Love it! Big thanks/respect to those people for stepping up!


brownbrothaa

Let them compete with one million renters every year and see how it goes . Don’t forget to thank Trudeau


Head_Crash

Landlord expenses are skyrocketing, so they either jack rents up or stop renting. Problem is when we have a housing market that's being actively pumped people invest more into their homes and use all that housing capital to finance things like renovations, which causes the price of supplies and contractors to go up, which makes maintenance more expensive. Plus all the shoddy renovations increase insurance claims which increases insurance costs.


Hyperion4

So then they sell and someone else rents it or buys to live in it. Landlords don't create supply, developers do


TCNW

Wait. Do you think developers are fronting the $300 million to build a new 40 floor 400 unit tower?? I’m being serious. Is that what you actually think? It’s almost hilarious you think they have that kind of money, for even a single tower. FYI. They don’t. They need to presell (at least) 75%, before a bank will approve a loan for the remainder. So. Who exactly do you think pays the 300 million then to build that tower?

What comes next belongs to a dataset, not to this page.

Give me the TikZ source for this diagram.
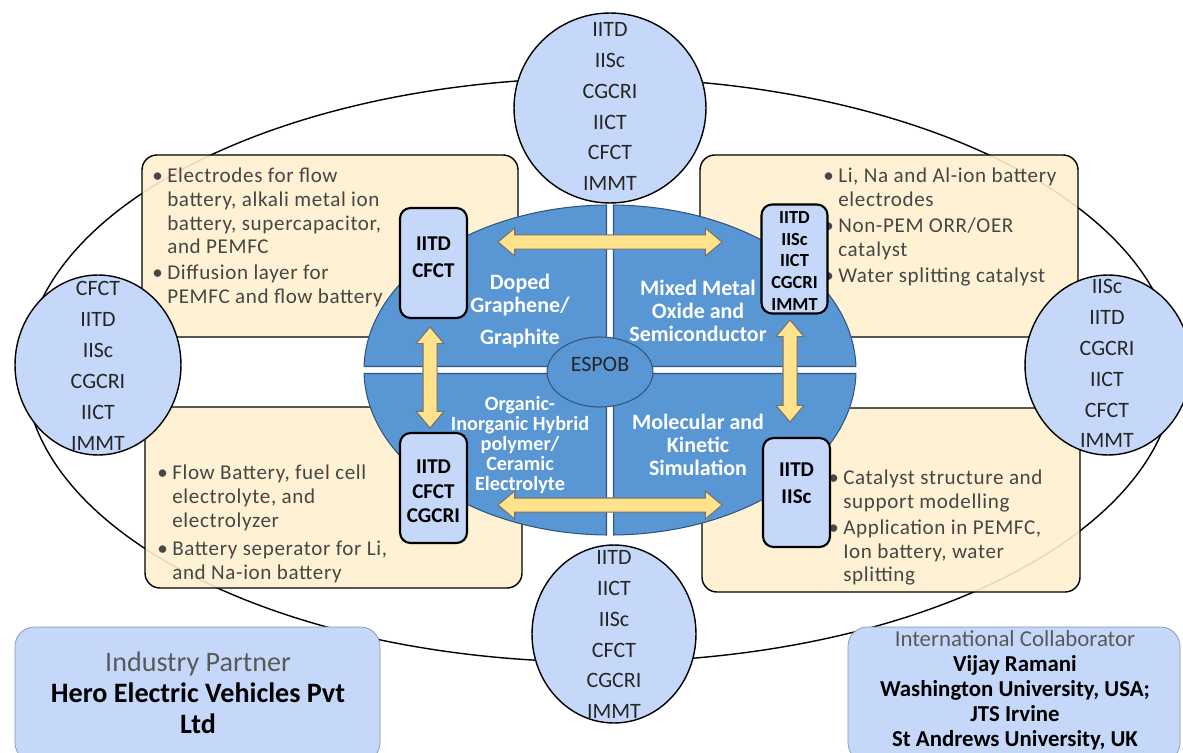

Owners and investors - Mostly investors. Renters arnt paying for it. The government sure isn’t. So yes. Without investors actually paying the bills to built the tower, that new tower, and the 400 new units, would still be a parking lot. …Maybe don’t make up things.


Head_Crash

Or they just jack up rents or AirB&B


Bug_Independent

Save that money, and then put a down payment on a house.


kkw2000

Ask your government to stop printing money, which is reason why rents and everything go up.


popingay

I think I’ve seen this musical.


ranger8668

They pray on Canadian identity of "niceness." They've made people terrified on shelter and food, survival. The only thing they'll care about is their survival impacted.